WHAT IS EXPECTED: Take the listing from its first line through the line that contains "from matplotlib.ticker import FuncFormatter" and please retype those lines exactly, leaving out the pictures.
#####
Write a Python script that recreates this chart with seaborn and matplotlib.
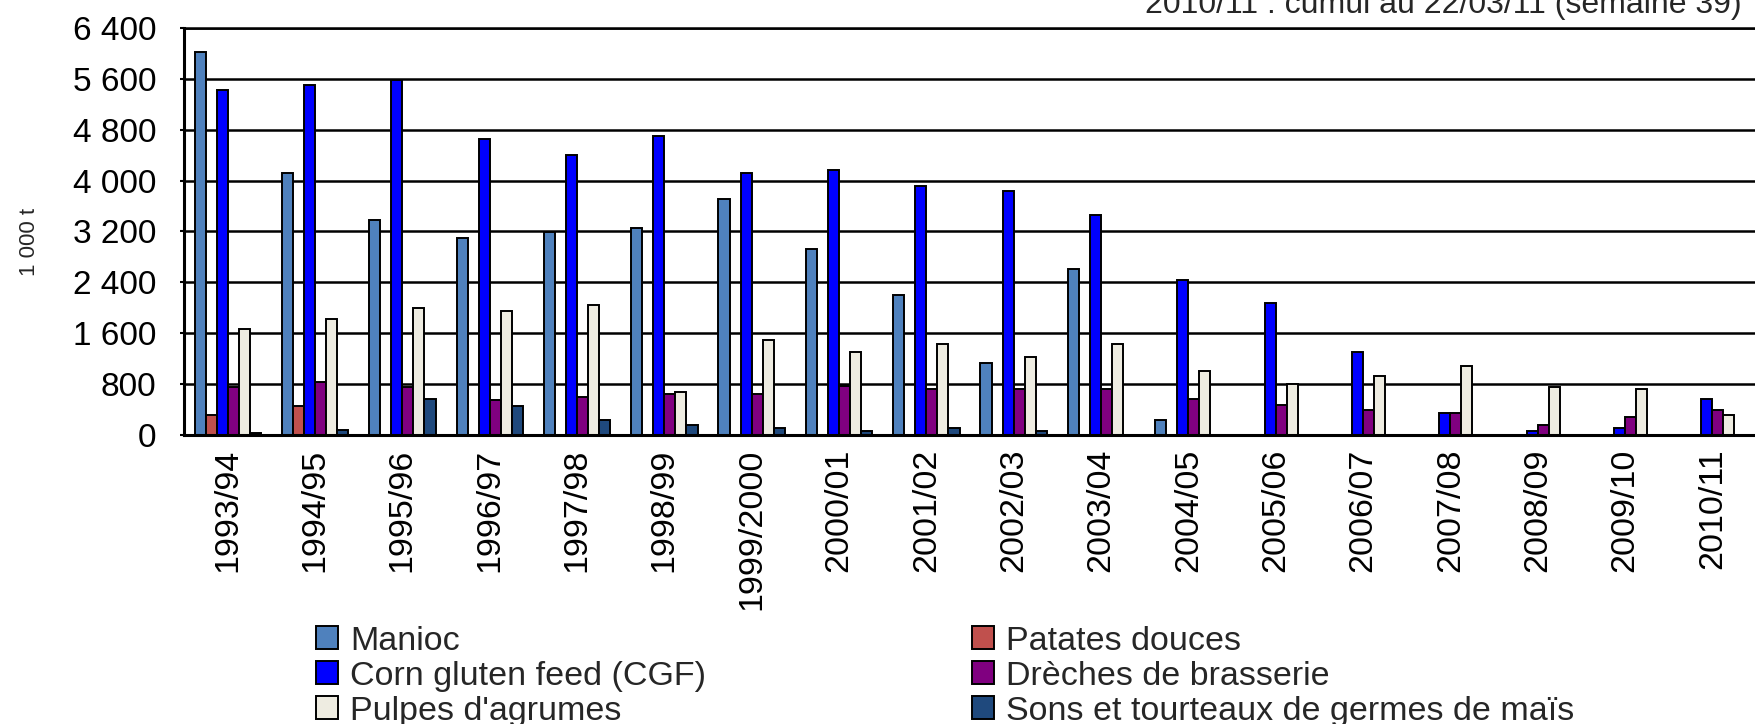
import numpy as np
import pandas as pd
import seaborn as sns
import matplotlib
matplotlib.use("Agg")
import matplotlib.pyplot as plt
from matplotlib.ticker import FuncFormatter

years = ["1993/94", "1994/95", "1995/96", "1996/97", "1997/98", "1998/99",
         "1999/2000", "2000/01", "2001/02", "2002/03", "2003/04", "2004/05",
         "2005/06", "2006/07", "2007/08", "2008/09", "2009/10", "2010/11"]

nan = np.nan
manioc = [6030, 4120, 3380, 3100, 3190, 3260, 3710, 2930, 2200, 1130, 2610, 240,
          nan, nan, nan, nan, nan, nan]
patates = [320, 450, nan, nan, nan, nan, nan, nan, nan, nan, nan, nan,
           nan, nan, nan, nan, nan, nan]
cgf = [5430, 5510, 5590, 4650, 4410, 4700, 4120, 4160, 3920, 3840, 3460, 2440,
       2070, 1300, 350, 70, 105, 560]
dreches = [760, 840, 760, 550, 600, 650, 650, 770, 730, 730, 730, 560,
           470, 390, 350, 160, 290, 390]
pulpes = [1660, 1830, 1990, 1950, 2050, 680, 1500, 1300, 1430, 1220, 1430, 1010,
          800, 930, 1090, 760, 720, 315]
sons = [37, 80, 570, 450, 240, 150, 110, 70, 110, 70, nan, nan,
        nan, nan, nan, nan, nan, nan]

series = ["Manioc", "Patates douces", "Corn gluten feed (CGF)",
          "Drèches de brasserie", "Pulpes d'agrumes",
          "Sons et tourteaux de germes de maïs"]
colors = ["#4F81BD", "#C0504D", "#0000FF", "#800080", "#EEECE1", "#1F497D"]
# ordre de la légende (2 colonnes, remplies colonne par colonne)
legend_order = [0, 2, 4, 1, 3, 5]

df = pd.DataFrame({
    "campagne": years * 6,
    "serie": np.repeat(series, len(years)),
    "valeur": manioc + patates + cgf + dreches + pulpes + sons,
})

sns.set_style("white")
plt.rcParams["font.family"] = ["Liberation Sans", "DejaVu Sans"]

fig = plt.figure(figsize=(17.56, 7.24), dpi=100)
ax = fig.add_axes([0.1048, 0.3992, 0.8952, 0.5621])

sns.barplot(data=df, x="campagne", y="valeur", hue="serie", hue_order=series,
            order=years, palette=colors, saturation=1, width=0.76,
            errorbar=None, edgecolor="black", linewidth=1.4, ax=ax)

ax.set_ylim(0, 6400)
ax.set_xlim(-0.5, len(years) - 0.5)
ax.set_yticks(np.arange(0, 6401, 800))
ax.yaxis.set_major_formatter(FuncFormatter(lambda v, p: f"{v:,.0f}".replace(",", " ")))
ax.yaxis.grid(True, color="black", linewidth=1.8)
ax.set_axisbelow(True)

ax.spines["right"].set_visible(False)
for s in ["left", "bottom", "top"]:
    ax.spines[s].set_color("black")
    ax.spines[s].set_linewidth(1.8)
ax.spines["left"].set_linewidth(2.2)
ax.spines["bottom"].set_linewidth(2.2)

ax.tick_params(axis="y", labelsize=24, length=3, width=1.5, direction="out",
               left=True, pad=17, colors="black")
ax.tick_params(axis="x", labelsize=24.5, length=0, pad=10, rotation=90,
               colors="black")
ax.set_xlabel("")
ax.set_ylabel("")
fig.text(30 / 1756, 1 - 242 / 724, "1 000 t", rotation=90, ha="center",
         va="center", fontsize=16)

handles, labels = ax.get_legend_handles_labels()
ax.legend([handles[i] for i in legend_order], [labels[i] for i in legend_order],
          ncol=2, frameon=False, fontsize=24.5,
          loc="upper left", bbox_to_anchor=(0.18, 0.136),
          bbox_transform=fig.transFigure, handlelength=0.65, handleheight=0.65,
          handletextpad=0.35, columnspacing=7.8, labelspacing=0.12,
          borderaxespad=0, borderpad=0)

fig.text(1742 / 1756, 1 - 13 / 724, "2010/11 : cumul au 22/03/11 (semaine 39)",
         ha="right", va="baseline", fontsize=23)

fig.savefig("out.png", dpi=100)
#####
FULL RESPONSE:
Write a Python script that recreates this chart with seaborn and matplotlib.
import numpy as np
import pandas as pd
import seaborn as sns
import matplotlib
matplotlib.use("Agg")
import matplotlib.pyplot as plt
from matplotlib.ticker import FuncFormatter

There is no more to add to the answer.